Ne perdez pourtant pas courage. On ne vous sert pas la patrie sur un plateau d’argent, il faut la conquérir de haute lutte. Le temps des larmes et des menaces de suicide est révolu. N’ayez pas une attitude victimaire et surtout ne vous laissez pas convaincre de quitter l’Autriche. Le faire signerait votre arrêt de mort, au plan personnel et moral. Et la meilleure défense, c’est l’attaque. Contactez les personnes et les organisations qui vous soutiennent, parlez, écrivez, organisez avec elles la résistance et tenez bon, même si on vous exile hors d’Autriche.
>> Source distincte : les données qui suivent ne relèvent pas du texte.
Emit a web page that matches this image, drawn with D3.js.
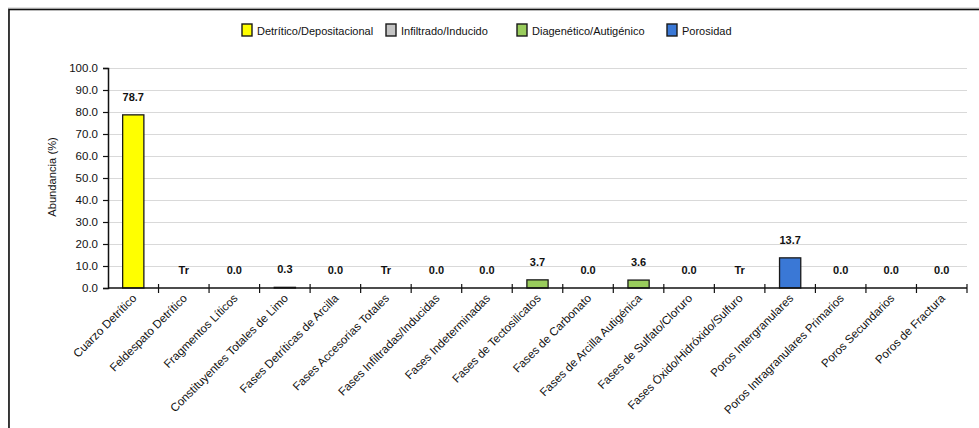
<!DOCTYPE html>
<html>
<head>
<meta charset="utf-8">
<script src="https://cdn.jsdelivr.net/npm/d3@7/dist/d3.min.js"></script>
<style>
  html, body { margin: 0; padding: 0; background: #fff; }
  svg { display: block; font-family: "Liberation Sans", Arial, sans-serif; }
</style>
</head>
<body>
<svg id="chart" width="979" height="428"></svg>
<script>
// Rock components and their abundance (%); "Tr" marks a trace amount
const categories = [
  "Cuarzo Detrítico", "Feldespato Detrítico", "Fragmentos Líticos",
  "Constituyentes Totales de Limo", "Fases Detríticas de Arcilla",
  "Fases Accesorias Totales", "Fases Infiltradas/Inducidas",
  "Fases Indeterminadas", "Fases de Tectosilicatos", "Fases de Carbonato",
  "Fases de Arcilla Autigénica", "Fases de Sulfato/Cloruro",
  "Fases Óxido/Hidróxido/Sulfuro", "Poros Intergranulares",
  "Poros Intragranulares Primarios", "Poros Secundarios", "Poros de Fractura"
];
const abundance = [78.7, "Tr", 0.0, 0.3, 0.0, "Tr", 0.0, 0.0, 3.7, 0.0, 3.6, 0.0, "Tr", 13.7, 0.0, 0.0, 0.0];
const groupOf = [0, 0, 0, 0, 0, 0, 1, 1, 2, 2, 2, 2, 2, 3, 3, 3, 3];
const groups = ["Detrítico/Depositacional", "Infiltrado/Inducido", "Diagenético/Autigénico", "Porosidad"];
const groupColors = ["#ffff00", "#c4c4c4", "#99cc5c", "#3a78d6"];
const yTicks = [0, 10, 20, 30, 40, 50, 60, 70, 80, 90, 100];

const svg = d3.select("#chart");

// Outer frame
svg.append("rect")
  .attr("x", 8.5).attr("y", 8).attr("width", 1100).attr("height", 600)
  .attr("fill", "none").attr("stroke", "#c8c8c8").attr("stroke-width", 1);
svg.append("rect")
  .attr("x", 9).attr("y", 9.5).attr("width", 1100).attr("height", 600)
  .attr("fill", "none").attr("stroke", "#111").attr("stroke-width", 1.6);

const plot = { left: 108, right: 967, top: 68, bottom: 288 };

const x = d3.scaleBand().domain(categories).range([plot.left, plot.right]).paddingInner(0).paddingOuter(0);
const y = d3.scaleLinear().domain([0, 100]).range([plot.bottom, plot.top]);
const val = v => typeof v === "number" ? v : 0;

// Horizontal gridlines
svg.append("g").selectAll("line").data(yTicks.filter(t => t > 0)).join("line")
  .attr("x1", plot.left).attr("x2", plot.right)
  .attr("y1", d => y(d) + 0.5).attr("y2", d => y(d) + 0.5)
  .attr("stroke", "#d9d9d9").attr("stroke-width", 1.2);

// Bars
const barW = x.bandwidth() * 0.42;
svg.append("g").selectAll("rect").data(categories).join("rect")
  .attr("x", (d) => x(d) + (x.bandwidth() - barW) / 2)
  .attr("width", barW)
  .attr("y", (d, i) => y(val(abundance[i])))
  .attr("height", (d, i) => y(0) - y(val(abundance[i])))
  .attr("fill", (d, i) => groupColors[groupOf[i]])
  .attr("stroke", "#1a1a1a").attr("stroke-width", 1.3)
  .attr("display", (d, i) => val(abundance[i]) > 0 ? null : "none");

// Value labels
svg.append("g").selectAll("text").data(categories).join("text")
  .attr("x", d => x(d) + x.bandwidth() / 2)
  .attr("y", (d, i) => y(val(abundance[i])) - 14)
  .attr("text-anchor", "middle")
  .attr("font-size", 11).attr("font-weight", "bold").attr("fill", "#111")
  .text((d, i) => typeof abundance[i] === "number" ? abundance[i].toFixed(1) : abundance[i]);

// Y axis
const yAxis = svg.append("g").attr("transform", `translate(${plot.left},0)`)
  .call(d3.axisLeft(y).tickValues(yTicks).tickFormat(d3.format(".1f")).tickSizeOuter(0).tickSize(5).tickPadding(5));
yAxis.select(".domain").attr("stroke", "#111").attr("stroke-width", 1.5);
yAxis.selectAll(".tick line").attr("stroke", "#111").attr("stroke-width", 1.2);
yAxis.selectAll("text").attr("font-size", 11.5).attr("fill", "#111").attr("font-family", "Liberation Sans, Arial, sans-serif");

// X axis with boundary ticks crossing the baseline
const xg = svg.append("g");
xg.append("line")
  .attr("x1", plot.left).attr("x2", plot.right)
  .attr("y1", plot.bottom).attr("y2", plot.bottom)
  .attr("stroke", "#111").attr("stroke-width", 1.5);
const bounds = categories.map(c => x(c)).concat([plot.right]).slice(1);
xg.selectAll("line.tk").data(bounds).join("line").attr("class", "tk")
  .attr("x1", d => d).attr("x2", d => d)
  .attr("y1", plot.bottom - 4).attr("y2", plot.bottom + 5)
  .attr("stroke", "#111").attr("stroke-width", 1.2);

// Category labels, rotated
xg.selectAll("text").data(categories).join("text")
  .attr("transform", d => `translate(${x(d) + x.bandwidth() / 2 + 4},${plot.bottom + 11}) rotate(-45)`)
  .attr("text-anchor", "end")
  .attr("font-size", 11.6).attr("fill", "#111")
  .text(d => d);

// Y axis title
svg.append("text")
  .attr("transform", `translate(56,${(plot.top + plot.bottom) / 2 - 1}) rotate(-90)`)
  .attr("text-anchor", "middle")
  .attr("font-size", 11.2).attr("fill", "#111")
  .text("Abundancia (%)");

// Legend
const legendX = [242, 386, 517, 667];
const lg = svg.append("g").selectAll("g").data(groups).join("g")
  .attr("transform", (d, i) => `translate(${legendX[i]},24)`);
lg.append("rect").attr("width", 10).attr("height", 12)
  .attr("fill", (d, i) => groupColors[i]).attr("stroke", "#1a1a1a").attr("stroke-width", 1.4);
lg.append("text").attr("x", 15).attr("y", 11)
  .attr("font-size", 11).attr("fill", "#111")
  .text(d => d);
</script>
</body>
</html>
En exil on peut continuer le combat. Courage, levez-vous et luttez ! Et n’oubliez pas : si vous obtenez le droit de rester dans ce pays (et c’est mon souhait le plus cher), votre lutte n’est pas finie pour autant. Il y a tant d’autres Arigona dans ce pays (le vôtre). Ne l’oubliez jamais. Et n’oubliez pas non plus que vous aurez toujours des soutiens dans ce combat.